Я: —А чем теперь занимается Флоренский?

Михаил Александрович:– Он математик, профессор, инженер. Знает множество языков, философ. С ним страшно разговаривать, настолько он учен в любой области. Говорят, что он может читать курс по любому предмету в любом высшем учебном заведении. Сейчас он читает в каком-то Институте лекции, не снимая рясы и креста по особому разрешению.

Я. – Когда вы сейчас читали, я подумала: если даже докажут, что ничегоне было, это не может поколебать нашей веры. Христос есть образ всех усилий в борьбе за идеал абсолютного добра. Даже если бы мне доказали, что Его не было в истории, меня это не поколеблет, для меня важно одно: что он мыслим, этот Образ. Когда успокоишь сознание и заглянешь в него, остается чувство доверия к этому Образу, который живет там с первых проблесков мысли. Но как это объяснить?

Михаил Александрович: – Я понимаю, ты хочешь сказать, что раз мы уверовали, значит полюбили. Если полюбили – нам не важныдоказательства. То, что мы увидели и полюбили, сильнее фактов, на которые опирается короткое знание земной жизни.

Михаил Александрович снова читает: «Приемы исторической критики, порой кажущиеся наивному уму чем-то неумолимо логическим, на деле так же основаны на вере, как и убеждения верующего сердца. В сущности, не приемы различны – они одинаковы, ибо одинаково устроение ума человеческого, а различны веры, лежащие в основе тех и других.

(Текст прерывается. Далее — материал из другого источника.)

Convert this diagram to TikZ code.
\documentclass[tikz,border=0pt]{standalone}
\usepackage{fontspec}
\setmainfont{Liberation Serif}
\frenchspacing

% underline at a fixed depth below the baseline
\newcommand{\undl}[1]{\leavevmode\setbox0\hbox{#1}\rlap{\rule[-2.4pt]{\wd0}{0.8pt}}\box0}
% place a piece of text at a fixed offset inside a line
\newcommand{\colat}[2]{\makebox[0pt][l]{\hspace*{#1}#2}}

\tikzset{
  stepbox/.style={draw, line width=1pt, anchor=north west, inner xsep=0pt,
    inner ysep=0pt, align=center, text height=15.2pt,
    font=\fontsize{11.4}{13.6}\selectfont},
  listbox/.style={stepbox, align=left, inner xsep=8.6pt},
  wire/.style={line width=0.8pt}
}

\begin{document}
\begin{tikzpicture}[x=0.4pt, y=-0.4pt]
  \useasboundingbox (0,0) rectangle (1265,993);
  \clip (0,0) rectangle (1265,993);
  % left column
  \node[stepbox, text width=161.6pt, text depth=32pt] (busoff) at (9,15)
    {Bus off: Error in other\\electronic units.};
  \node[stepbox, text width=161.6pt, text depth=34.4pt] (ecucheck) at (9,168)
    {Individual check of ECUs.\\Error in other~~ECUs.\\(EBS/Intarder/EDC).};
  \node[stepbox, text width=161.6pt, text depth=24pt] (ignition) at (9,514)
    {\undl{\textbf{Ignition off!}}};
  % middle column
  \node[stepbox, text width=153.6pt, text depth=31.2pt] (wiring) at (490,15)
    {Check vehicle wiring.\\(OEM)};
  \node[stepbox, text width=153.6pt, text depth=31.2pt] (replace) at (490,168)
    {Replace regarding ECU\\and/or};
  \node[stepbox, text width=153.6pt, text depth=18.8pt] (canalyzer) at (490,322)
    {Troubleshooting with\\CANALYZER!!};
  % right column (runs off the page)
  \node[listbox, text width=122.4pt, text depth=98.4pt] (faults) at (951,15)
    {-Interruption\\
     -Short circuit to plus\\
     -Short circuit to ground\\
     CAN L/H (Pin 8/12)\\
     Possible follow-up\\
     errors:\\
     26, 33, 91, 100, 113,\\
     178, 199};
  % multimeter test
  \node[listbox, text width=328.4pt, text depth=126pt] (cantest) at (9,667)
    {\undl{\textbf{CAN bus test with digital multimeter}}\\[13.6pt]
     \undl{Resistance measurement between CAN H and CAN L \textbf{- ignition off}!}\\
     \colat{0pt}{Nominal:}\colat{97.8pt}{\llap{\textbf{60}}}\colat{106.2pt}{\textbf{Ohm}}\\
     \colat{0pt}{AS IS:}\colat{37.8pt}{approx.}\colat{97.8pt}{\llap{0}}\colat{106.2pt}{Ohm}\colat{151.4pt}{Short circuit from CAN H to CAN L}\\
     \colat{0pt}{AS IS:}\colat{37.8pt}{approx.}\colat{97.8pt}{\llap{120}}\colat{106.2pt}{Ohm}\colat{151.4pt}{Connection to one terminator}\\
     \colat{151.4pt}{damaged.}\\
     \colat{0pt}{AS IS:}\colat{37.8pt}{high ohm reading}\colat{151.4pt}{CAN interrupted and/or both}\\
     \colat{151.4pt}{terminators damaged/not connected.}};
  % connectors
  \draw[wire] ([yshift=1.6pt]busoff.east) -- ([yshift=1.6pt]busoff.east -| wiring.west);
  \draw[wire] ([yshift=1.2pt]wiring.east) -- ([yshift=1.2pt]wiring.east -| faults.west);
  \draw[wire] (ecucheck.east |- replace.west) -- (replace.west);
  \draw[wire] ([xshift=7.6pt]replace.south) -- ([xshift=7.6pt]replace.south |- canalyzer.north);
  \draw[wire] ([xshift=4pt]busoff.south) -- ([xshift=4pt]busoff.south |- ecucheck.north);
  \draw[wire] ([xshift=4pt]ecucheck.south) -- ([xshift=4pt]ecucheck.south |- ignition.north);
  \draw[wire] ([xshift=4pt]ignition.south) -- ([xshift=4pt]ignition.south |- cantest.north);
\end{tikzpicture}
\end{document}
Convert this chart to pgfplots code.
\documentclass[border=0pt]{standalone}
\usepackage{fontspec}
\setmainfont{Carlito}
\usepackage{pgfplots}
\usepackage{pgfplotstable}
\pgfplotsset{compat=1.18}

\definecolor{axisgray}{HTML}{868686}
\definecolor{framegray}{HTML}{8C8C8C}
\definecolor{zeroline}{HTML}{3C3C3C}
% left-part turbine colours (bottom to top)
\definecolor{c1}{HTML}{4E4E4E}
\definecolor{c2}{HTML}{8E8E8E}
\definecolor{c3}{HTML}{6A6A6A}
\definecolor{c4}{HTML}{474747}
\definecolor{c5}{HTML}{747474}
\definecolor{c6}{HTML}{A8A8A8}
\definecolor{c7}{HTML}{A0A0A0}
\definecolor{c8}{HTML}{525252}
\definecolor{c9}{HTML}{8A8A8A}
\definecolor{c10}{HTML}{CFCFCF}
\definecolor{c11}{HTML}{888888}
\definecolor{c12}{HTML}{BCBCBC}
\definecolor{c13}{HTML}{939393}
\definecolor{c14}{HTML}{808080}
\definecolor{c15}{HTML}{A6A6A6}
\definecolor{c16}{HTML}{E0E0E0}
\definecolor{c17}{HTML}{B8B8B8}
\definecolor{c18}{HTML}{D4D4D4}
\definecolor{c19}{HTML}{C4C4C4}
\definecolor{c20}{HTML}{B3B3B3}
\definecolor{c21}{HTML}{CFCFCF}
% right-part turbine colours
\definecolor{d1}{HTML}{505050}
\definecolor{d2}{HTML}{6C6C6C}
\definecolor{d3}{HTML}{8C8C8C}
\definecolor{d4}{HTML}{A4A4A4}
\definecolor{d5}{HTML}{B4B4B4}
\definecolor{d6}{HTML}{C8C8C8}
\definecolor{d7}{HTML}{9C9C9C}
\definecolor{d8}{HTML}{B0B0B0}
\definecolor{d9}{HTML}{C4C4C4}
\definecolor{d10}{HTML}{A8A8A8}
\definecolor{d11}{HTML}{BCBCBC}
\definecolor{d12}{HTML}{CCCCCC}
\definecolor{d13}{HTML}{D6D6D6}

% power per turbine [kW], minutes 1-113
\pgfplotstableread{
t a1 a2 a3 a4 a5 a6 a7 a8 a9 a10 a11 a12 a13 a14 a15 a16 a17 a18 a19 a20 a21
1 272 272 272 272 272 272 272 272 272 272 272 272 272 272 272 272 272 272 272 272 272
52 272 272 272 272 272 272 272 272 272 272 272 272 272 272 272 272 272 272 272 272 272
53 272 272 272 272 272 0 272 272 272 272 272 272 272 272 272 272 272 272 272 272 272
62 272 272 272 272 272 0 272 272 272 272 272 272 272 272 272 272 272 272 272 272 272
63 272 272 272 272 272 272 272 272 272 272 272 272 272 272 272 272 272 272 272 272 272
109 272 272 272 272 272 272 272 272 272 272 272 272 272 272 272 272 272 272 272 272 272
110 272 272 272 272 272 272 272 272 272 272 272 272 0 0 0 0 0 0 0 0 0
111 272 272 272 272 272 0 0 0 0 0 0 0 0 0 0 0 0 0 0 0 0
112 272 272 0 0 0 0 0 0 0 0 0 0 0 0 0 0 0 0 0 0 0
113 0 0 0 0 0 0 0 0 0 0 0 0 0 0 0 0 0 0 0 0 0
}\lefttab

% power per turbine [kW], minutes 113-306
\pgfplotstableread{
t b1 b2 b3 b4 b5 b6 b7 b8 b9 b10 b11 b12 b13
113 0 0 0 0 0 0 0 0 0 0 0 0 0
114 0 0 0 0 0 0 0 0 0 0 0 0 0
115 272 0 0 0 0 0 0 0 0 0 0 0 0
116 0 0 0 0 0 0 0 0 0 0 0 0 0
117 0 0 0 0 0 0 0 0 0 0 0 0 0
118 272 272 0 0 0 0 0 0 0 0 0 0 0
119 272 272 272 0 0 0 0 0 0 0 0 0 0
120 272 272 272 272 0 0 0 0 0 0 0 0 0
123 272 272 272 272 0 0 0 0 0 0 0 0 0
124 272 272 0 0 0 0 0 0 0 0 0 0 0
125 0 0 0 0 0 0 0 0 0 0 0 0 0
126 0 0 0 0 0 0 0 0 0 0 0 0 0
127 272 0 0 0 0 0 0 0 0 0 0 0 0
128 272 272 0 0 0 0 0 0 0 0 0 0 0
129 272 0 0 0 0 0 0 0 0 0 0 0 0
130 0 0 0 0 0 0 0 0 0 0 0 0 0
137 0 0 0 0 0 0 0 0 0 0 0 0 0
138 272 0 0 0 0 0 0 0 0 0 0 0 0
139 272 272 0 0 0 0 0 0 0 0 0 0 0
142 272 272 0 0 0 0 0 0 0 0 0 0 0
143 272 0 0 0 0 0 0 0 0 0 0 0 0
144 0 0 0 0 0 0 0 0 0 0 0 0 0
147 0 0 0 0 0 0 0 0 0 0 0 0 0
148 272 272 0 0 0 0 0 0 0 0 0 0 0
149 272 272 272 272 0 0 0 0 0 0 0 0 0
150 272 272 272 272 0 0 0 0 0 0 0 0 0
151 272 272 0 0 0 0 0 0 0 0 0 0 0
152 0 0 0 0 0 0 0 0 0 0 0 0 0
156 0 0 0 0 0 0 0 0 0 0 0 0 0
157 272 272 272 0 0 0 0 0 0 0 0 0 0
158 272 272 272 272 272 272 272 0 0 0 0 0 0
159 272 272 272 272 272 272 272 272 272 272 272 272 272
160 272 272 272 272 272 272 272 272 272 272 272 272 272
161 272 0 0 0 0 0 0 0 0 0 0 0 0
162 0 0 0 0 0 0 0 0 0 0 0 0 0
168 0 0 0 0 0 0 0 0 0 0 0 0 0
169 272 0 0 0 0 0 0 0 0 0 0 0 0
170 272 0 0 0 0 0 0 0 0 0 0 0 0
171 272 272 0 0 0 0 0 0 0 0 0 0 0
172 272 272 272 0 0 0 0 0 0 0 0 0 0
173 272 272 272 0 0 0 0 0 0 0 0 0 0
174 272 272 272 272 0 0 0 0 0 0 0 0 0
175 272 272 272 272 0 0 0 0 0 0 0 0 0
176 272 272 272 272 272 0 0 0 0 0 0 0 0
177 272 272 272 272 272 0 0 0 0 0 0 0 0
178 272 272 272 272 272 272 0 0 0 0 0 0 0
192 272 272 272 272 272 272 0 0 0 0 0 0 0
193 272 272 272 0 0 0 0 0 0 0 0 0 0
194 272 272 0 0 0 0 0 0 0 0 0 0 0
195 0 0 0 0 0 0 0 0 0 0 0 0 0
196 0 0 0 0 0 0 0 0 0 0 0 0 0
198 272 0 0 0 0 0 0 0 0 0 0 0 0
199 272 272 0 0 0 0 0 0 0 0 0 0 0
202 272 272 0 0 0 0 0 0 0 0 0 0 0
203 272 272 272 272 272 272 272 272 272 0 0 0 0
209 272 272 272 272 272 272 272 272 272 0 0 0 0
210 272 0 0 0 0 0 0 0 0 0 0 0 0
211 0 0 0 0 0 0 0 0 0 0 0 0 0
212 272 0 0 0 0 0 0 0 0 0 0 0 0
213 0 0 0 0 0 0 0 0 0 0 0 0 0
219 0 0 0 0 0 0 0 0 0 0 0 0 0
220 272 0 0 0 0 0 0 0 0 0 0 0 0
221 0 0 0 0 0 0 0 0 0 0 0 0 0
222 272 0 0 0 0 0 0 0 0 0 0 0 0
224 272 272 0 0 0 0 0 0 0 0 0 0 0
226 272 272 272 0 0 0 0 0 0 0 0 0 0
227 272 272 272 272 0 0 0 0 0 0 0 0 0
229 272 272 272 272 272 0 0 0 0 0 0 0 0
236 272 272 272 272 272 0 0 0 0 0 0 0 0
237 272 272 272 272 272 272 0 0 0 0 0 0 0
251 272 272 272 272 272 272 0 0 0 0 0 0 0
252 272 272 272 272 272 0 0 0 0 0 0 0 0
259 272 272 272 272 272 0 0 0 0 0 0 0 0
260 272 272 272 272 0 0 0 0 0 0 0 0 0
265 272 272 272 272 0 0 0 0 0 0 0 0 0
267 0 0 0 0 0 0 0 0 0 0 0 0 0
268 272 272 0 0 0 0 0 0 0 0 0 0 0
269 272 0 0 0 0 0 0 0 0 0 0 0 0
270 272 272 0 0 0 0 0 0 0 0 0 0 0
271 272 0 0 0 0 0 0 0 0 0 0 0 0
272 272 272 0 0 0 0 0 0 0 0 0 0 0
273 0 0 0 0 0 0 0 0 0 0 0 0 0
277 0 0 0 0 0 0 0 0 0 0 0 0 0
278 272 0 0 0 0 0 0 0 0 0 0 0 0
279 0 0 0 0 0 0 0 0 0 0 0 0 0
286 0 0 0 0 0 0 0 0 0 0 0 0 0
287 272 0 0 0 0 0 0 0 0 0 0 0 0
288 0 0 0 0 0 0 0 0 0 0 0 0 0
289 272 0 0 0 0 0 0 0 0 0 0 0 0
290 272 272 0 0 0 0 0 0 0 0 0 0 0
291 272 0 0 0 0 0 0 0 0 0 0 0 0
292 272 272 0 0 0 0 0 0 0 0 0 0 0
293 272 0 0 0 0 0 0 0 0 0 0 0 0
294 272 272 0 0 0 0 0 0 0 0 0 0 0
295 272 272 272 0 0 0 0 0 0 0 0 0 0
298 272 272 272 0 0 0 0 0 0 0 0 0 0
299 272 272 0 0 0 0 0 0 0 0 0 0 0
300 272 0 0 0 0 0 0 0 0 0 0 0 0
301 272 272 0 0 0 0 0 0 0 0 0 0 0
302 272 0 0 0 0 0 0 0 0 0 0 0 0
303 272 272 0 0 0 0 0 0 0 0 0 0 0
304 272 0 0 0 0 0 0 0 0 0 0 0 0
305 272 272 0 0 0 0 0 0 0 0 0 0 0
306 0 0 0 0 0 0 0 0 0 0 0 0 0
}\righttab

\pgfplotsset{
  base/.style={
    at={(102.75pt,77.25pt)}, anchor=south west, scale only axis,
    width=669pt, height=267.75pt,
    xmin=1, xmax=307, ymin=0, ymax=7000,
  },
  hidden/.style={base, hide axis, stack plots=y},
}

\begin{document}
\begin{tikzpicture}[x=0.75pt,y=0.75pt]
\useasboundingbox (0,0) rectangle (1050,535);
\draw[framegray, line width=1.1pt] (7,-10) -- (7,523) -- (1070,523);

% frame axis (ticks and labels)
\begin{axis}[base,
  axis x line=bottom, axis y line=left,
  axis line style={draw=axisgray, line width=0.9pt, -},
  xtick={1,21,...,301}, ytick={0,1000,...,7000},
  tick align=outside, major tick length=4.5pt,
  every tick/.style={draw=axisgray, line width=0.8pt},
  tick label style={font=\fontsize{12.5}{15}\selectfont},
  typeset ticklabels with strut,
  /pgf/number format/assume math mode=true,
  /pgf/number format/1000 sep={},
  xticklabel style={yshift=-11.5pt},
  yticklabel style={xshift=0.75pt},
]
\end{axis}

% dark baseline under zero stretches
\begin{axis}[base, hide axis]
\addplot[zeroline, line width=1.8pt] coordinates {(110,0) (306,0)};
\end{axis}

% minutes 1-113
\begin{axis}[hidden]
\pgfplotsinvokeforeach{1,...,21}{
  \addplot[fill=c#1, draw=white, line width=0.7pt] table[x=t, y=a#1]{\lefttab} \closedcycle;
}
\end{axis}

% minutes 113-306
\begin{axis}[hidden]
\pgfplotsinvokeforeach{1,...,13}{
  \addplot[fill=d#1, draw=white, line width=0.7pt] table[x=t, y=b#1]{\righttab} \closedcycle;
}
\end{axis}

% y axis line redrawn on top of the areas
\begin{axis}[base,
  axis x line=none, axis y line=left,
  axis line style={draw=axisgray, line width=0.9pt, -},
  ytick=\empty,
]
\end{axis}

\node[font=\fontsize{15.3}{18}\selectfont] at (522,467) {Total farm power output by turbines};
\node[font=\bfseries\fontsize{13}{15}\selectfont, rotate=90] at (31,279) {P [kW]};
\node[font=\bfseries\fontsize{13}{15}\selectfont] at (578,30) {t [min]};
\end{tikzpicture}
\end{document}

У одних вера в неверие, вера в сей проходящий и растленный мир; у других вера в веру, вера в иной, вечный и духовный мир… Согласно вере своей каждый говорит, раскрывая в объективных по виду приемах доказательства чаяния своего сердца… И потому, если кто сдается на доводы исторической критики, то это не то значит, что они основательны, а то, что он уже расслаб в своей вере и душа его тайно вожделела, с кем бы ей пасть».